19 Nov 2015   13:00-14:00

Significant dimensional variations may occur in paper materials when subjected to changes in moisture content. Gradients of the moisture content in the plane of the sheet, in particular, may result in instabilities and out-of plane deformation of the sheet, which are problematic in e.g. printing operations.

Moisture induced deformations are governed by the swelling of individual fibres, which is transferred through inter-fibre bonds within the fibrous network. Complex interactions between mechanical and hygro-expansive properties take place in the bonding areas, affecting the overall material response.

We study these mechanisms experimentally, by a combination of Scanning Electron Microscopy, Optical Microscopy and Digital Image Correlation. In particular, we aim to quantitatively characterise them at the scale of individual fibres and bonds, as well as at the sheet level.

At the same time, models are developed to bridge these two scales, i.e. to predict the sheet-level hygro-expansivity as a function of the properties of the fibre network ? and in particular of the bonds; in many existing network models, the role of inter-fibre bonds is not explicitly incorporated.

A first version of the model is based on a periodic meso-structural model of the discrete fibrous network, which considers the free fibre segments and inter-fibre bonds. Despite its simplicity, the reference unit cell enables to naturally take into account relevant microstructural features such as network structure, fibre and bond geometry and hygro-mechanical properties. The proposed model is solved analytically, allowing to recover the paper sheet's anisotropic hygro-mechanical response in terms of effective constitutive constants and effective hygro-expansive coefficients, based on the coupling at the microstructural level between hygroscopic and mechanical behaviour. A comparison with experimental results obtained from the literature shows that the presented approach is an accurate tool to predict the overall paper response and to study how it is influenced by the microscale parameters (e.g. fibre orientation, dimensions, mechanical strength).

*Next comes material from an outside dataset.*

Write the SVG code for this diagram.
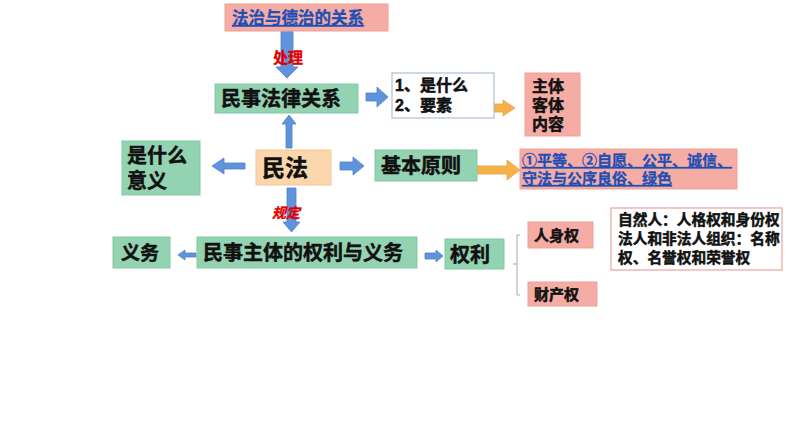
<svg xmlns="http://www.w3.org/2000/svg" width="794" height="447" viewBox="0 0 794 447">
<defs>
<style>
.t{font-family:"Liberation Sans","Noto Sans CJK SC",sans-serif;font-weight:bold;fill:#111;stroke:#111;stroke-width:0.5}
.u{font-family:"Liberation Sans","Noto Sans CJK SC",sans-serif;font-weight:bold;fill:#1f4fb4;stroke:#1f4fb4;stroke-width:0.3;text-decoration:underline}
.r{font-family:"Liberation Sans","Noto Sans CJK SC",sans-serif;font-weight:bold;fill:#e00000;stroke:#e00000;stroke-width:0.3}
.g{fill:#93d3b1;stroke:#84c9a4;stroke-width:1}
.p{fill:#f5aca4;stroke:#f0a097;stroke-width:1}
.o{fill:#fbd5ab;stroke:#f7c894;stroke-width:1}
.w{fill:#fff;stroke:#9fb4cc;stroke-width:1}
.wp{fill:#fff;stroke:#e8a49c;stroke-width:1.2}
.ba{fill:#5f93dc;stroke:#4f82cc;stroke-width:0.8}
.oa{fill:#f6b24a;stroke:#e9a13a;stroke-width:0.8}
.br{fill:none;stroke:#a8a8a8;stroke-width:1}
</style>
</defs>

<g id="connectors">
  <polygon class="ba" points="281,30 293,30 293,67 298,67 287,78 276,67 281,67"/>
  <polygon class="ba" points="289,115 296,124 292,124 292,148 286,148 286,124 282,124"/>
  <polygon class="ba" points="366,93 377,93 377,87 388,97 377,107 377,101 366,101"/>
  <polygon class="oa" points="465,104 503,104 503,100 515,108 503,116 503,112 465,112"/>
  <polygon class="ba" points="245,163 224,163 224,158 212,166 224,174 224,169 245,169"/>
  <polygon class="ba" points="340,162 353,162 353,157 364,166 353,175 353,170 340,170"/>
  <polygon class="oa" points="472,166 507,166 507,160 520,170 507,180 507,174 472,174"/>
  <polygon class="ba" points="287,188 296,188 296,222 300,222 291.5,232 283,222 287,222"/>
  <polygon class="ba" points="196,253 185,253 185,250 178,255 185,260 185,257 196,257"/>
  <polygon class="ba" points="425,253 436,253 436,250 443,256 436,262 436,259 425,259"/>
  <path class="br" d="M520,235 H517 V295 H520 M517,264 H513"/>
</g>

<g id="n-top">
  <rect class="p" x="225" y="4" width="163" height="27"/>
  <text class="u" x="232" y="24" font-size="16.5">法治与德治的关系</text>
</g>
<g id="l-chuli"><text class="r" x="273" y="63" font-size="15">处理</text></g>

<g id="n-mslgx">
  <rect class="g" x="215" y="84" width="143" height="29"/>
  <text class="t" x="221" y="106" font-size="20">民事法律关系</text>
</g>

<g id="n-what">
  <rect class="w" x="392" y="73" width="102" height="45"/>
  <text class="t" x="395" y="91" font-size="16">1、是什么</text>
  <text class="t" x="395" y="111" font-size="16">2、要素</text>
</g>

<g id="n-ztkt">
  <rect class="p" x="525" y="73" width="55" height="63"/>
  <text class="t" x="532" y="92" font-size="16">主体</text>
  <text class="t" x="532" y="111" font-size="16">客体</text>
  <text class="t" x="532" y="130" font-size="16">内容</text>
</g>

<g id="n-minfa">
  <rect class="o" x="256" y="150" width="75" height="35"/>
  <text class="t" x="262" y="176" font-size="23">民法</text>
</g>

<g id="n-meaning">
  <rect class="g" x="122" y="141" width="78" height="54"/>
  <text class="t" x="127" y="163" font-size="20">是什么</text>
  <text class="t" x="127" y="188" font-size="20">意义</text>
</g>

<g id="n-principle">
  <rect class="g" x="375" y="150" width="102" height="31"/>
  <text class="t" x="381" y="173" font-size="20">基本原则</text>
</g>

<g id="n-principles">
  <rect class="p" x="520" y="149" width="217" height="40"/>
  <text class="u" x="522" y="166" font-size="15">①平等、②自愿、公平、诚信、</text>
  <text class="u" x="522" y="184" font-size="15">守法与公序良俗、绿色</text>
</g>
<g id="l-guiding"><text class="r" x="272" y="218" font-size="14" font-style="italic">规定</text></g>

<g id="n-yiwu">
  <rect class="g" x="113" y="237" width="57" height="31"/>
  <text class="t" x="121" y="260" font-size="19">义务</text>
</g>

<g id="n-subject">
  <rect class="g" x="197" y="237" width="220" height="31"/>
  <text class="t" x="203" y="260" font-size="20">民事主体的权利与义务</text>
</g>

<g id="n-quanli">
  <rect class="g" x="445" y="239" width="59" height="30"/>
  <text class="t" x="450" y="262" font-size="20">权利</text>
</g>

<g id="n-renshen">
  <rect class="p" x="528" y="222" width="65" height="26"/>
  <text class="t" x="534" y="241" font-size="15">人身权</text>
</g>

<g id="n-caichan">
  <rect class="p" x="528" y="282" width="69" height="24"/>
  <text class="t" x="534" y="300" font-size="15">财产权</text>
</g>

<g id="n-detail">
  <rect class="wp" x="611" y="208" width="171" height="62"/>
  <text class="t" x="618" y="225" font-size="14.7">自然人：人格权和身份权</text>
  <text class="t" x="618" y="244" font-size="14.7">法人和非法人组织：名称</text>
  <text class="t" x="618" y="263" font-size="14.7">权、名誉权和荣誉权</text>
</g>
</svg>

In ongoing work the model is refined, in particular geometrically, by considering a random network of fibres. Periodic homogenisation is employed to extract the effective sheet-level expansivity and mechanical properties from unit cell computations. We in particular study the influence of anisotropy of the fibre orientation distribution on these effective properties and compare them with predictions of the earlier, highly idealised model.

This is a joint work with Emanuela Bosco, Mary Bastawrous, and Marc Geers, Eidhoven University of Technology, the Netherlands.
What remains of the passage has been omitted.